-- BEGIN Collected data --

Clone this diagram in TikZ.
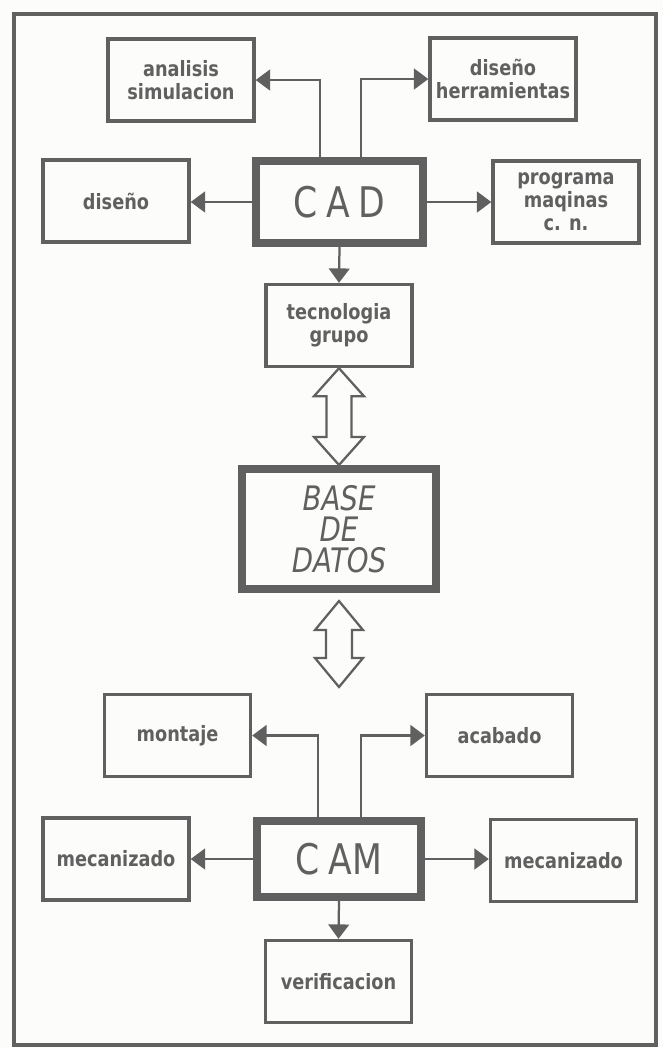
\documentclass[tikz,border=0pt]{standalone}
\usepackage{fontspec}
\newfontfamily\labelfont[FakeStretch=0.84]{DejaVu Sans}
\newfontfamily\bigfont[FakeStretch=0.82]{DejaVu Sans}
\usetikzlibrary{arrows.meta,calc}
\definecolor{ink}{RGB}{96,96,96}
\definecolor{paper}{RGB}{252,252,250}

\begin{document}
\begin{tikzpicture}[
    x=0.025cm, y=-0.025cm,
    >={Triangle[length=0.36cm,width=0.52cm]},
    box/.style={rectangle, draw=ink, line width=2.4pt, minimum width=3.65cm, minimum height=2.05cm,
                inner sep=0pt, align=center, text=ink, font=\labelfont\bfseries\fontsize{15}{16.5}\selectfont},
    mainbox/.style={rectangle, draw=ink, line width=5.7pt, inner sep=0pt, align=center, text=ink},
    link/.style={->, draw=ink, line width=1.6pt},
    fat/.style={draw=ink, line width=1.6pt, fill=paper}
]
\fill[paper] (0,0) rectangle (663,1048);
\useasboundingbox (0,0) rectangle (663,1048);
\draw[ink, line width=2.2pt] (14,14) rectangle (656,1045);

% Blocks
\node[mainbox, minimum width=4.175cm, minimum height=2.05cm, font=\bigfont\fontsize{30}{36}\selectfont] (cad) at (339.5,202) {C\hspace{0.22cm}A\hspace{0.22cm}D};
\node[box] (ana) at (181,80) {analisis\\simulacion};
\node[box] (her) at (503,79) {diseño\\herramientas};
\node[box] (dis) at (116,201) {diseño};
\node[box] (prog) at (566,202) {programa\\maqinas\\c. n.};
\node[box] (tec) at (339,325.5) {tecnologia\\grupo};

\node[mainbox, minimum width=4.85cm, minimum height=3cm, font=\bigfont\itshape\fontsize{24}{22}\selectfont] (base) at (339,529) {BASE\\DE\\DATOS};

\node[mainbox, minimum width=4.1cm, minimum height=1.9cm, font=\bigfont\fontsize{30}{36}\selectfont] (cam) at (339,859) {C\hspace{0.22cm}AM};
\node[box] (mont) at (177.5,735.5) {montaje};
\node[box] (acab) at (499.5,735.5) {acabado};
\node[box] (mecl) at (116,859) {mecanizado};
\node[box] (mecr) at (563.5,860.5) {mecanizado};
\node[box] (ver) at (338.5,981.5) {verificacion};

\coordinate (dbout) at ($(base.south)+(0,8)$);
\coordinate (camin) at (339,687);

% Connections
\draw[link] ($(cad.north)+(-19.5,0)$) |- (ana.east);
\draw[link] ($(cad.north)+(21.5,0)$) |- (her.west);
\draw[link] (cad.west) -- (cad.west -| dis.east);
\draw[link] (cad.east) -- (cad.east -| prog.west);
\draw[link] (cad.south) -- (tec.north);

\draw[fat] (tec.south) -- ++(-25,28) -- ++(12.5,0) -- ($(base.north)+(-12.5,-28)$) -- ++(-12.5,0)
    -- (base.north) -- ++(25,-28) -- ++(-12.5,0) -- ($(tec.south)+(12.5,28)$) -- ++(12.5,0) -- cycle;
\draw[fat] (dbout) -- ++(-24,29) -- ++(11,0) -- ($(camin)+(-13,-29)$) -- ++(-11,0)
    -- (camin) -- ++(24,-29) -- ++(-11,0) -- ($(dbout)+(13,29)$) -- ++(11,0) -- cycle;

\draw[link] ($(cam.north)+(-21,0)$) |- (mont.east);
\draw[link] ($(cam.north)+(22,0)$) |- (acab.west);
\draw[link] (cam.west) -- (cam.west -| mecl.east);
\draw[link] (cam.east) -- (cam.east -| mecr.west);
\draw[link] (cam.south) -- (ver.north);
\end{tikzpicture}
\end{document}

-- END Collected data --

** Your objective **
In this exercise, set down all of the data exactly, without the pictures.

** Result **
Clone this diagram in TikZ.
\documentclass[tikz,border=0pt]{standalone}
\usepackage{fontspec}
\newfontfamily\labelfont[FakeStretch=0.84]{DejaVu Sans}
\newfontfamily\bigfont[FakeStretch=0.82]{DejaVu Sans}
\usetikzlibrary{arrows.meta,calc}
\definecolor{ink}{RGB}{96,96,96}
\definecolor{paper}{RGB}{252,252,250}

\begin{document}
\begin{tikzpicture}[
    x=0.025cm, y=-0.025cm,
    >={Triangle[length=0.36cm,width=0.52cm]},
    box/.style={rectangle, draw=ink, line width=2.4pt, minimum width=3.65cm, minimum height=2.05cm,
                inner sep=0pt, align=center, text=ink, font=\labelfont\bfseries\fontsize{15}{16.5}\selectfont},
    mainbox/.style={rectangle, draw=ink, line width=5.7pt, inner sep=0pt, align=center, text=ink},
    link/.style={->, draw=ink, line width=1.6pt},
    fat/.style={draw=ink, line width=1.6pt, fill=paper}
]
\fill[paper] (0,0) rectangle (663,1048);
\useasboundingbox (0,0) rectangle (663,1048);
\draw[ink, line width=2.2pt] (14,14) rectangle (656,1045);

% Blocks
\node[mainbox, minimum width=4.175cm, minimum height=2.05cm, font=\bigfont\fontsize{30}{36}\selectfont] (cad) at (339.5,202) {C\hspace{0.22cm}A\hspace{0.22cm}D};
\node[box] (ana) at (181,80) {analisis\\simulacion};
\node[box] (her) at (503,79) {diseño\\herramientas};
\node[box] (dis) at (116,201) {diseño};
\node[box] (prog) at (566,202) {programa\\maqinas\\c. n.};
\node[box] (tec) at (339,325.5) {tecnologia\\grupo};

\node[mainbox, minimum width=4.85cm, minimum height=3cm, font=\bigfont\itshape\fontsize{24}{22}\selectfont] (base) at (339,529) {BASE\\DE\\DATOS};

\node[mainbox, minimum width=4.1cm, minimum height=1.9cm, font=\bigfont\fontsize{30}{36}\selectfont] (cam) at (339,859) {C\hspace{0.22cm}AM};
\node[box] (mont) at (177.5,735.5) {montaje};
\node[box] (acab) at (499.5,735.5) {acabado};
\node[box] (mecl) at (116,859) {mecanizado};
\node[box] (mecr) at (563.5,860.5) {mecanizado};
\node[box] (ver) at (338.5,981.5) {verificacion};

\coordinate (dbout) at ($(base.south)+(0,8)$);
\coordinate (camin) at (339,687);

% Connections
\draw[link] ($(cad.north)+(-19.5,0)$) |- (ana.east);
\draw[link] ($(cad.north)+(21.5,0)$) |- (her.west);
\draw[link] (cad.west) -- (cad.west -| dis.east);
\draw[link] (cad.east) -- (cad.east -| prog.west);
\draw[link] (cad.south) -- (tec.north);

\draw[fat] (tec.south) -- ++(-25,28) -- ++(12.5,0) -- ($(base.north)+(-12.5,-28)$) -- ++(-12.5,0)
    -- (base.north) -- ++(25,-28) -- ++(-12.5,0) -- ($(tec.south)+(12.5,28)$) -- ++(12.5,0) -- cycle;
\draw[fat] (dbout) -- ++(-24,29) -- ++(11,0) -- ($(camin)+(-13,-29)$) -- ++(-11,0)
    -- (camin) -- ++(24,-29) -- ++(-11,0) -- ($(dbout)+(13,29)$) -- ++(11,0) -- cycle;

\draw[link] ($(cam.north)+(-21,0)$) |- (mont.east);
\draw[link] ($(cam.north)+(22,0)$) |- (acab.west);
\draw[link] (cam.west) -- (cam.west -| mecl.east);
\draw[link] (cam.east) -- (cam.east -| mecr.west);
\draw[link] (cam.south) -- (ver.north);
\end{tikzpicture}
\end{document}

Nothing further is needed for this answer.